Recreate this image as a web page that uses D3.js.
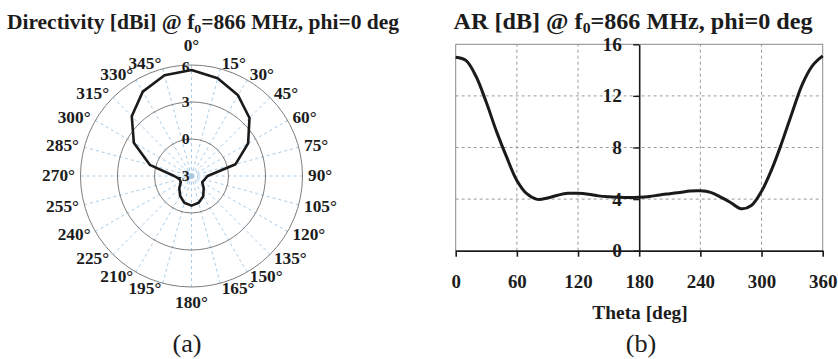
<!DOCTYPE html>
<html>
<head>
<meta charset="utf-8">
<script src="https://cdn.jsdelivr.net/npm/d3@7"></script>
<style>
  body { margin: 0; background: #fff; }
  svg { display: block; font-family: "Liberation Serif", "Times New Roman", serif; }
  text { fill: #1c1c1c; }
</style>
</head>
<body>
<svg id="chart" width="838" height="359"></svg>
<script>
// (a) directivity pattern, one value every 15 deg
const dirAngles = [0, 15, 30, 45, 60, 75, 90, 105, 120, 135, 150, 165,
  180, 195, 210, 225, 240, 255, 270, 285, 300, 315, 330, 345]
const dirValues = [5.6, 5.2, 4.55, 3.65, 2.3, 0.7, -1.7, -1.9, -2.0, -1.6, -1.1, -0.75,
  -0.6, -0.75, -1.15, -1.6, -2.0, -2.0, -1.6, 0.5, 2.4, 3.85, 4.9, 5.45]
const dirRings = [-3, 0, 3, 6]

// (b) axial ratio vs theta
const arTheta = [0, 10, 20, 30, 40, 50, 60, 70, 80, 90, 100, 110, 120, 130, 140, 150, 160, 170,
  180, 190, 200, 210, 220, 230, 240, 250, 260, 270, 280, 290, 300, 310, 320, 330, 340, 350, 360]
const arValues = [15.0, 14.75, 13.5, 11.5, 9.25, 7.25, 5.45, 4.4, 3.98, 4.08, 4.3, 4.45, 4.45, 4.38, 4.25, 4.18, 4.14, 4.12,
  4.14, 4.2, 4.32, 4.42, 4.52, 4.62, 4.64, 4.52, 4.15, 3.72, 3.25, 3.5, 4.6, 6.3, 8.4, 10.7, 12.9, 14.35, 15.1]
const arXTicks = [0, 60, 120, 180, 240, 300, 360]
const arYTicks = [0, 4, 8, 12, 16]
const arXGrid = [60, 120, 240, 300]
const arYGrid = [4, 8, 12]

const SX = 1.05 // the scan is a bit wider than the font
const svg = d3.select('#chart')

function label(g, x, y, s, size, anchor, weight){
  return g.append('text')
    .attr('transform', `translate(${x},${y}) scale(${SX},1)`)
    .attr('text-anchor', anchor)
    .attr('dominant-baseline', 'central')
    .style('font-size', size + 'px')
    .style('font-weight', weight || 'bold')
    .text(s)
}

function title(x, y, size, before){
  let t = svg.append('text')
    .attr('transform', `translate(${x},${y}) scale(${SX},1)`)
    .attr('text-anchor', 'middle')
    .style('font-size', size + 'px')
    .style('font-weight', 'bold')
  t.append('tspan').text(before + ' f')
  t.append('tspan').attr('dy', 4).style('font-size', (size * 0.65) + 'px').text('0')
  t.append('tspan').attr('dy', -4).text('=866 MHz, phi=0 deg')
}

// ---------- (a) polar ----------
const cx = 191.5, cy = 176, R = 111
const r = d3.scaleLinear().domain([-3, 6]).range([0, R])
const rad = a => a * Math.PI / 180

title(203, 29, 20.5, 'Directivity [dBi] @')

let polar = svg.append('g').attr('transform', `translate(${cx},${cy})`)

polar.selectAll('line.spoke')
  .data(dirAngles)
  .join('line')
  .attr('class', 'spoke')
  .attr('x1', 0).attr('y1', 0)
  .attr('x2', d => R * Math.sin(rad(d)))
  .attr('y2', d => -R * Math.cos(rad(d)))
  .attr('stroke', '#a9cde8')
  .attr('stroke-width', 1)
  .attr('stroke-dasharray', '3,3')

polar.append('circle').attr('r', 2.5).attr('fill', '#a9c8e0')
polar.append('circle').attr('r', 6).attr('fill', 'none')
  .attr('stroke', '#bcd6ec').attr('stroke-dasharray', '2,2')

polar.selectAll('circle.ring')
  .data(dirRings.filter(v => v > -3))
  .join('circle')
  .attr('class', 'ring')
  .attr('r', d => r(d))
  .attr('fill', 'none')
  .attr('stroke', '#7d7d7d')
  .attr('stroke-width', 1)

let radial = d3.lineRadial()
  .angle((d, i) => rad(dirAngles[i]))
  .radius(d => r(d))
  .curve(d3.curveLinearClosed)

polar.append('path')
  .attr('d', radial(dirValues))
  .attr('fill', 'none')
  .attr('stroke', '#1a1a1a')
  .attr('stroke-width', 2.6)
  .attr('stroke-linejoin', 'round')

dirRings.forEach(v => label(polar, -2, -r(v) + (v === 6 ? 1.5 : 0), v, 15, 'end'))

dirAngles.forEach(a => {
  let top = a === 0 || a === 180
  let rr = a === 0 ? R + 19 : (a === 180 ? R + 16 : R + 5.5)
  let x = rr * Math.sin(rad(a)), y = -rr * Math.cos(rad(a))
  let anchor = top ? 'middle' : (a < 180 ? 'start' : 'end')
  label(polar, x, y, a + '°', 16.5, anchor)
})

label(svg, 187, 344, '(a)', 25, 'middle', 'normal')

// ---------- (b) AR ----------
const x = d3.scaleLinear().domain([0, 360]).range([455.7, 822.7])
const y = d3.scaleLinear().domain([0, 16]).range([250.7, 44.3])

title(633, 28.5, 23, 'AR [dB] @')

let plot = svg.append('g')

plot.selectAll('line.hgrid')
  .data(arYGrid)
  .join('line')
  .attr('class', 'hgrid')
  .attr('x1', x(0)).attr('x2', x(360))
  .attr('y1', d => y(d)).attr('y2', d => y(d))
  .attr('stroke', '#9a9a9a').attr('stroke-dasharray', '3,3')

plot.selectAll('line.vgrid')
  .data(arXGrid)
  .join('line')
  .attr('class', 'vgrid')
  .attr('x1', d => x(d)).attr('x2', d => x(d))
  .attr('y1', y(0)).attr('y2', y(16))
  .attr('stroke', '#9a9a9a').attr('stroke-dasharray', '3,3')

plot.append('rect')
  .attr('x', x(0)).attr('y', y(16))
  .attr('width', x(360) - x(0)).attr('height', y(0) - y(16))
  .attr('fill', 'none').attr('stroke', '#8a8a8a')

let line = d3.line()
  .x((d, i) => x(arTheta[i]))
  .y(d => y(d))
  .curve(d3.curveCatmullRom)

plot.append('path')
  .attr('d', line(arValues))
  .attr('fill', 'none')
  .attr('stroke', '#1a1a1a')
  .attr('stroke-width', 3)

let xAxis = plot.append('g')
  .attr('transform', `translate(0,${y(0)})`)
  .call(d3.axisBottom(x).tickValues(arXTicks).tickSize(6).tickPadding(18.5).tickSizeOuter(0))
xAxis.select('.domain').attr('stroke', '#1a1a1a').attr('stroke-width', 1.6)
xAxis.selectAll('.tick line').attr('stroke', '#1a1a1a').attr('stroke-width', 1.6)
xAxis.selectAll('text')
  .attr('transform', `scale(${SX},1)`)
  .style('font-size', '18px').style('font-weight', 'bold')
  .style('font-family', '"Liberation Serif", serif').attr('fill', '#1c1c1c')

let yAxis = plot.append('g')
  .attr('transform', `translate(${x(180)},0)`)
  .call(d3.axisLeft(y).tickValues(arYTicks).tickSize(6).tickPadding(10.5).tickSizeOuter(0))
yAxis.select('.domain').attr('stroke', '#1a1a1a').attr('stroke-width', 1.6)
yAxis.selectAll('.tick line').attr('stroke', '#1a1a1a').attr('stroke-width', 1.4)
yAxis.selectAll('text')
  .attr('transform', `scale(${SX},1)`)
  .style('font-size', '18.5px').style('font-weight', 'bold')
  .style('font-family', '"Liberation Serif", serif').attr('fill', '#1c1c1c')

label(svg, 640, 313, 'Theta [deg]', 18.5, 'middle')
label(svg, 641, 344, '(b)', 25, 'middle', 'normal')
</script>
</body>
</html>
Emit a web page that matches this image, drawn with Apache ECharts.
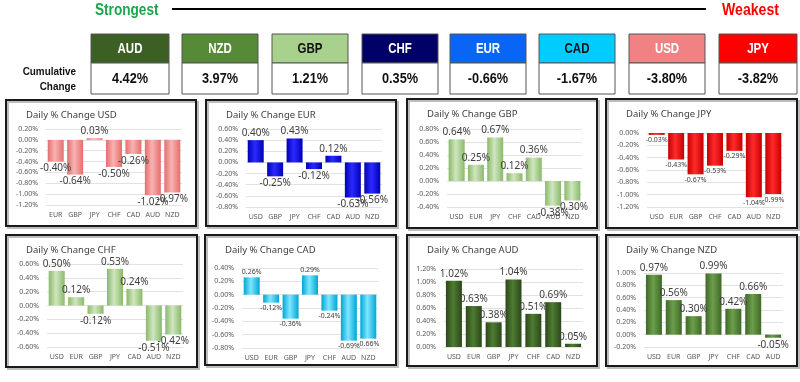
<!DOCTYPE html>
<html><head><meta charset="utf-8">
<script src="https://cdn.jsdelivr.net/npm/echarts@6/dist/echarts.min.js"></script>
<style>html,body{margin:0;padding:0;background:#fff}#c{width:800px;height:382px}</style>
</head><body><div id="c"></div>
<script>
// ---- data ----
const rankCurrencies = ['AUD','NZD','GBP','CHF','EUR','CAD','USD','JPY'];
const cumulative = [4.42, 3.97, 1.21, 0.35, -0.66, -1.67, -3.80, -3.82];

const usdCats = ['EUR','GBP','JPY','CHF','CAD','AUD','NZD'];
const usdVals = [-0.40,-0.64,0.03,-0.50,-0.26,-1.02,-0.97];
const eurCats = ['USD','GBP','JPY','CHF','CAD','AUD','NZD'];
const eurVals = [0.40,-0.25,0.43,-0.12,0.12,-0.63,-0.56];
const gbpCats = ['USD','EUR','JPY','CHF','CAD','AUD','NZD'];
const gbpVals = [0.64,0.25,0.67,0.12,0.36,-0.38,-0.30];
const jpyCats = ['USD','EUR','GBP','CHF','CAD','AUD','NZD'];
const jpyVals = [-0.03,-0.43,-0.67,-0.53,-0.29,-1.04,-0.99];
const chfCats = ['USD','EUR','GBP','JPY','CAD','AUD','NZD'];
const chfVals = [0.50,0.12,-0.12,0.53,0.24,-0.51,-0.42];
const cadCats = ['USD','EUR','GBP','JPY','CHF','AUD','NZD'];
const cadVals = [0.26,-0.12,-0.36,0.29,-0.24,-0.69,-0.66];
const audCats = ['USD','EUR','GBP','JPY','CHF','CAD','NZD'];
const audVals = [1.02,0.63,0.38,1.04,0.51,0.69,0.05];
const nzdCats = ['USD','EUR','GBP','JPY','CHF','CAD','AUD'];
const nzdVals = [0.97,0.56,0.30,0.99,0.42,0.66,-0.05];

const usdRange = [-1.2, 0.2];
const eurRange = [-0.8, 0.6];
const gbpRange = [-0.4, 0.8];
const jpyRange = [-1.2, 0];
const chfRange = [-0.6, 0.6];
const cadRange = [-0.8, 0.4];
const audRange = [0, 1.2];
const nzdRange = [-0.2, 1.0];

// ---- layout / style ----
const COND = '"Liberation Sans","Arial",sans-serif';
const BODY = '"Noto Sans","Open Sans",sans-serif';
const headColors = ['#3c5f24','#578a37','#a9d18e','#000066','#0a64f5','#00ccff','#f08283','#ff0000'];
const headText = ['#fff','#fff','#111','#fff','#fff','#111','#fff','#fff'];
const boxX = [91,182,272,362,450,539,629,719];

function grad(edge, mid){
  return new echarts.graphic.LinearGradient(0,0,1,0,[
    {offset:0,color:edge},{offset:0.45,color:mid},{offset:1,color:edge}]);
}
const panels = [
  {name:'USD', cats:usdCats, vals:usdVals, range:usdRange, grid:{left:46,top:129,width:136,height:76}, box:[6,100,190,126], col:grad('#e86d6d','#f7b3b3'), fs:10},
  {name:'EUR', cats:eurCats, vals:eurVals, range:eurRange, grid:{left:246,top:129,width:136,height:78}, box:[206,100,190,126], col:grad('#0000b8','#2a2aff'), fs:10},
  {name:'GBP', cats:gbpCats, vals:gbpVals, range:gbpRange, grid:{left:447,top:129,width:135,height:78}, box:[407,99,190,129], col:grad('#8ab96a','#cfe6bf'), fs:10},
  {name:'JPY', cats:jpyCats, vals:jpyVals, range:jpyRange, grid:{left:647,top:133,width:136,height:74}, box:[606,99,191,129], col:grad('#c80000','#ff2a2a'), fs:7},
  {name:'CHF', cats:chfCats, vals:chfVals, range:chfRange, grid:{left:47,top:264,width:136,height:83}, box:[6,235,191,132], col:grad('#8ab96a','#cfe6bf'), fs:10},
  {name:'CAD', cats:cadCats, vals:cadVals, range:cadRange, grid:{left:242,top:268,width:136,height:80}, box:[205,235,191,130], col:grad('#00a6d6','#7fe6ff'), fs:7},
  {name:'AUD', cats:audCats, vals:audVals, range:audRange, grid:{left:444,top:269,width:139,height:78}, box:[407,235,190,131], col:grad('#2b4819','#4f7b32'), fs:10},
  {name:'NZD', cats:nzdCats, vals:nzdVals, range:nzdRange, grid:{left:644,top:273,width:139,height:74}, box:[606,235,191,131], col:grad('#3f6827','#6c9f4a'), fs:10}
];

const grids=[], xAxes=[], yAxes=[], series=[], titles=[], graphics=[];
panels.forEach((p,i)=>{
  grids.push(p.grid);
  xAxes.push({type:'category', gridIndex:i, data:p.cats,
    axisLine:{show:false,onZero:false}, axisTick:{show:false},
    axisLabel:{fontSize:7, color:'#595959', margin:6, fontFamily:BODY, interval:0}});
  yAxes.push({type:'value', gridIndex:i, min:p.range[0], max:p.range[1], interval:0.2,
    axisLine:{show:false}, axisTick:{show:false},
    splitLine:{lineStyle:{color:'#e2e2e2',width:1}},
    axisLabel:{fontSize:7, color:'#595959', margin:8, fontFamily:BODY,
      formatter:v=>v.toFixed(2)+'%'}});
  series.push({type:'bar', xAxisIndex:i, yAxisIndex:i, barWidth:16,
    itemStyle:{color:p.col},
    label:{show:true, fontSize:p.fs, color:'#404040', fontFamily:BODY, distance:2,
      formatter:o=>o.value.toFixed(2)+'%'},
    data:p.vals.map(v=>({value:v, label:{position: v>=0?'top':'bottom'}}))});
  titles.push({text:'Daily % Change '+p.name, left:p.box[0]+15, top:p.box[1]+5,
    textStyle:{fontSize:9.5, fontWeight:'normal', color:'#404040', fontFamily:BODY}});
  graphics.push({type:'rect', shape:{x:p.box[0]+2,y:p.box[1]+2,width:p.box[2],height:p.box[3]},
    style:{fill:'rgba(0,0,0,0)', stroke:'#bdbdbd', lineWidth:2}, silent:true, z:-1});
  graphics.push({type:'rect', shape:{x:p.box[0],y:p.box[1],width:p.box[2],height:p.box[3]},
    style:{fill:'rgba(0,0,0,0)', stroke:'#1a1a1a', lineWidth:2}, silent:true});
});

function ctext(x, y, text, fill, font, align, sx, vAlign){
  return {type:'text', x:x, y:y, scaleX:sx, originX:0, originY:0,
    style:{x:0, y:0, text:text, fill:fill, font:font, align:align, verticalAlign:vAlign||'top'}};
}
// header strip
graphics.push(ctext(95, 2, 'Strongest', '#1aa64a', 'bold 17px '+COND, 'left', 0.8));
graphics.push({type:'line', shape:{x1:172,y1:9,x2:706,y2:9}, style:{stroke:'#000',lineWidth:2}});
graphics.push(ctext(722, 2, 'Weakest', '#ff0000', 'bold 17px '+COND, 'left', 0.83));
graphics.push(ctext(76, 66, 'Cumulative', '#111', 'bold 11px '+COND, 'right', 0.9));
graphics.push(ctext(76, 81, 'Change', '#111', 'bold 11px '+COND, 'right', 0.9));
rankCurrencies.forEach((c,i)=>{
  const x=boxX[i], w=i===0||i===7?78:76;
  graphics.push({type:'rect', shape:{x:x,y:34,width:w,height:29}, style:{fill:headColors[i], stroke:'#555', lineWidth:1}});
  graphics.push({type:'rect', shape:{x:x,y:63,width:w,height:31}, style:{fill:'#fff', stroke:'#555', lineWidth:1}});
  graphics.push(ctext(x+w/2, 49, c, headText[i], 'bold 14px '+COND, 'center', 0.82, 'middle'));
  graphics.push(ctext(x+w/2, 79, cumulative[i].toFixed(2)+'%', '#111', 'bold 15px '+COND, 'center', 0.85, 'middle'));
});

const chart = echarts.init(document.getElementById('c'), null, {renderer:'canvas'});
chart.setOption({
  animation:false,
  backgroundColor:'#fff',
  title:titles, grid:grids, xAxis:xAxes, yAxis:yAxes, series:series,
  graphic:graphics
});
</script></body></html>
*-*-*
■ Objective ■
Reproduce the lines above starting at the one with "Emit a web page" and ending at the one with "-1.67, -3.80, -3.82];", both included, exactly and with no pictures.

■ Task response ■
Emit a web page that matches this image, drawn with Apache ECharts.
<!DOCTYPE html>
<html><head><meta charset="utf-8">
<script src="https://cdn.jsdelivr.net/npm/echarts@6/dist/echarts.min.js"></script>
<style>html,body{margin:0;padding:0;background:#fff}#c{width:800px;height:382px}</style>
</head><body><div id="c"></div>
<script>
// ---- data ----
const rankCurrencies = ['AUD','NZD','GBP','CHF','EUR','CAD','USD','JPY'];
const cumulative = [4.42, 3.97, 1.21, 0.35, -0.66, -1.67, -3.80, -3.82];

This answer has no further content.